Abstract:
Since the end of the Cold War, political projects to form a region, i.e. regionalisms, have become an important object of research in political science. The study of regionalism deals with projects and imaginations that claim a political, social and economic space between the nation state and the global governance system. Though regionalisms are a priori not constrained to one specific institutional form, they are predominantly studied as formal intergovernmental organisations. Academic research predominantly reverts to state-centric approaches and has struggled to systematically incorporate actors other than states in both conceptual and empirical terms.
The objective of this study was to address this gap in research on regionalism by expanding the focus of analysis towards non-state actors. This endeavour departed from a critique of the main schools of thought with respect to how they deal with informal and self-organised forms of regionalism. Based on this critique, revised working concepts of regional civil society and regional networks were elaborated and applied to Southern Africa for the period 1989 to 2016. Southern Africa has been selected due to its established paradoxical regional governance system that provides a joint space for a formal regionalism, the Southern African Development Community (SADC), and civil society networks.

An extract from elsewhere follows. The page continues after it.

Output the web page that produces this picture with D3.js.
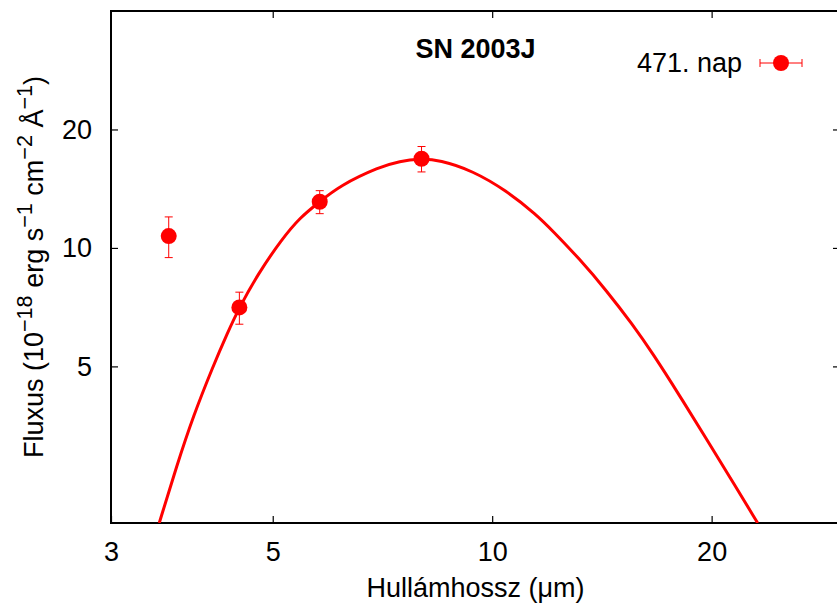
<!DOCTYPE html>
<html>
<head>
<meta charset="utf-8">
<script src="https://cdn.jsdelivr.net/npm/d3@7"></script>
<style>
  body { margin: 0; background: #fff; }
  text { font-family: "Liberation Sans", Arial, Helvetica, sans-serif; }
</style>
</head>
<body>
<div id="chart"></div>
<script>
// Measured points (IRAC bands)
const wavelengths = [3.6, 4.5, 5.8, 8.0];
const fluxes = [10.72, 7.06, 13.1, 16.85];
const fluxErrors = [1.27, 0.66, 0.88, 1.25];

// Fitted curve
const fitWavelengths = [3.494, 3.691, 3.890, 4.142, 4.33, 4.50, 4.775, 5.141, 5.446, 5.79, 6.18, 7.01, 7.47, 7.95, 8.47, 9.40, 10.46, 11.50, 12.10, 13.17, 14.35, 15.58, 16.61, 18.07, 19.65, 21.15, 23.13];
const fitFluxes = [2.0, 2.79, 3.74, 5.01, 6.06, 7.06, 8.60, 10.50, 11.94, 13.07, 14.40, 16.08, 16.61, 16.85, 16.73, 15.71, 13.98, 12.15, 11.06, 9.39, 7.79, 6.39, 5.39, 4.22, 3.28, 2.63, 2.0];

const xTicks = [3, 5, 10, 20];
const yTicks = [5, 10, 20];

const seriesLabel = "471. nap";
const title = "SN 2003J";

const width = 837, height = 611;
const mLeft = 111, mRight = 840, mTop = 11, mBottom = 523;
const red = "#ff0000";
const fontSize = 27;

const svg = d3.select("#chart")
    .append("svg")
    .attr("width", width)
    .attr("height", height);

const x = d3.scaleLog().domain([3, 30]).range([mLeft, mRight]);
const y = d3.scaleLog().domain([2, 40]).range([mBottom, mTop]);

svg.append("clipPath").attr("id", "plot")
    .append("rect")
    .attr("x", mLeft).attr("y", mTop)
    .attr("width", mRight - mLeft).attr("height", mBottom - mTop);

// Axes (ticks drawn inward, mirrored on all sides)
const tickLen = 7;
svg.append("g")
    .attr("transform", `translate(0,${mBottom})`)
    .call(d3.axisBottom(x).tickValues(xTicks).tickFormat(d3.format("d")).tickSizeInner(-tickLen).tickSizeOuter(0).tickPadding(19))
    .call(g => g.select(".domain").remove());

svg.append("g")
    .attr("transform", `translate(0,${mTop})`)
    .call(d3.axisTop(x).tickValues(xTicks.filter(d => d !== 3)).tickFormat("").tickSizeInner(-tickLen).tickSizeOuter(0))
    .call(g => g.select(".domain").remove());

svg.append("g")
    .attr("transform", `translate(${mLeft},0)`)
    .call(d3.axisLeft(y).tickValues(yTicks).tickFormat(d3.format("d")).tickSizeInner(-tickLen).tickSizeOuter(0).tickPadding(19))
    .call(g => g.select(".domain").remove());

svg.append("g")
    .attr("transform", `translate(${mRight},0)`)
    .call(d3.axisRight(y).tickValues(yTicks).tickFormat("").tickSizeInner(-tickLen).tickSizeOuter(0))
    .call(g => g.select(".domain").remove());

svg.selectAll(".tick line").attr("stroke", "#000").attr("stroke-width", 1.2);
svg.selectAll(".tick text")
    .attr("fill", "#000")
    .style("font-size", fontSize + "px")
    .style("font-family", "'Liberation Sans', Arial, sans-serif");

// Border
svg.append("rect")
    .attr("x", mLeft).attr("y", mTop)
    .attr("width", mRight - mLeft).attr("height", mBottom - mTop)
    .attr("fill", "none")
    .attr("stroke", "#000")
    .attr("stroke-width", 2);

// Fit curve
const fitData = fitWavelengths.map((w, i) => [w, fitFluxes[i]]);
const line = d3.line()
    .x(d => x(d[0]))
    .y(d => y(d[1]))
    .curve(d3.curveBasis);

svg.append("path")
    .datum(fitData)
    .attr("clip-path", "url(#plot)")
    .attr("d", line)
    .attr("fill", "none")
    .attr("stroke", red)
    .attr("stroke-width", 3);

// Data points with error bars
const points = wavelengths.map((w, i) => ({ w: w, f: fluxes[i], e: fluxErrors[i] }));
const capW = 4;
const pts = svg.append("g").selectAll("g")
    .data(points)
    .join("g");

pts.append("line")
    .attr("x1", d => x(d.w)).attr("x2", d => x(d.w))
    .attr("y1", d => y(d.f + d.e)).attr("y2", d => y(d.f - d.e))
    .attr("stroke", red).attr("stroke-width", 1);
pts.append("line")
    .attr("x1", d => x(d.w) - capW).attr("x2", d => x(d.w) + capW)
    .attr("y1", d => y(d.f + d.e)).attr("y2", d => y(d.f + d.e))
    .attr("stroke", red).attr("stroke-width", 1);
pts.append("line")
    .attr("x1", d => x(d.w) - capW).attr("x2", d => x(d.w) + capW)
    .attr("y1", d => y(d.f - d.e)).attr("y2", d => y(d.f - d.e))
    .attr("stroke", red).attr("stroke-width", 1);
pts.append("circle")
    .attr("cx", d => x(d.w))
    .attr("cy", d => y(d.f))
    .attr("r", 8)
    .attr("fill", red);

// Title
svg.append("text")
    .attr("x", (mLeft + mRight) / 2)
    .attr("y", 58)
    .attr("text-anchor", "middle")
    .style("font-size", fontSize + "px")
    .style("font-weight", "bold")
    .text(title);

// Legend
const legY = 63;
svg.append("text")
    .attr("x", 742)
    .attr("y", legY + 9)
    .attr("text-anchor", "end")
    .style("font-size", fontSize + "px")
    .text(seriesLabel);
const leg = svg.append("g");
leg.append("line").attr("x1", 760).attr("x2", 802).attr("y1", legY).attr("y2", legY)
    .attr("stroke", red).attr("stroke-width", 1);
leg.append("line").attr("x1", 760).attr("x2", 760).attr("y1", legY - capW).attr("y2", legY + capW)
    .attr("stroke", red).attr("stroke-width", 1);
leg.append("line").attr("x1", 802).attr("x2", 802).attr("y1", legY - capW).attr("y2", legY + capW)
    .attr("stroke", red).attr("stroke-width", 1);
leg.append("circle").attr("cx", 781).attr("cy", legY).attr("r", 8).attr("fill", red);

// X axis label
svg.append("text")
    .attr("x", (mLeft + mRight) / 2)
    .attr("y", 597)
    .attr("text-anchor", "middle")
    .style("font-size", fontSize + "px")
    .text("Hullámhossz (μm)");

// Y axis label with superscripts
const yLab = svg.append("text")
    .attr("transform", `translate(43,${(mTop + mBottom) / 2}) rotate(-90)`)
    .attr("text-anchor", "middle")
    .style("font-size", fontSize + "px");
const parts = [
    ["Fluxus (10", false], ["−18", true], [" erg s", false], ["−1", true],
    [" cm", false], ["−2", true], [" Å", false], ["−1", true], [")", false]
];
parts.forEach(([t, sup], i) => {
    const prevSup = i > 0 && parts[i - 1][1];
    yLab.append("tspan")
        .attr("dy", sup ? -11 : (prevSup ? 11 : 0))
        .style("font-size", sup ? (fontSize * 0.8) + "px" : null)
        .text(t);
});
</script>
</body>
</html>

Relying on semi-structured face-to-face personal interviews and other primary resources, this study developed a typology of the kinds of institutional arrangements developed by regional civil society groups while interacting within both formal and self-organised regionalisms. A differentiating comparative approach revealed that regional civil society networks that form part of a dominant formal process of regionalism exhibit different strategies, norms and rules than those that emerge out of contestation in opposition to formal regionalism.
Following the empirical findings, this study proposed a conceptual expansion of regionalism that does not only understand non-state actors as dependent units of formal regional organisations but considers them actors in their own rights.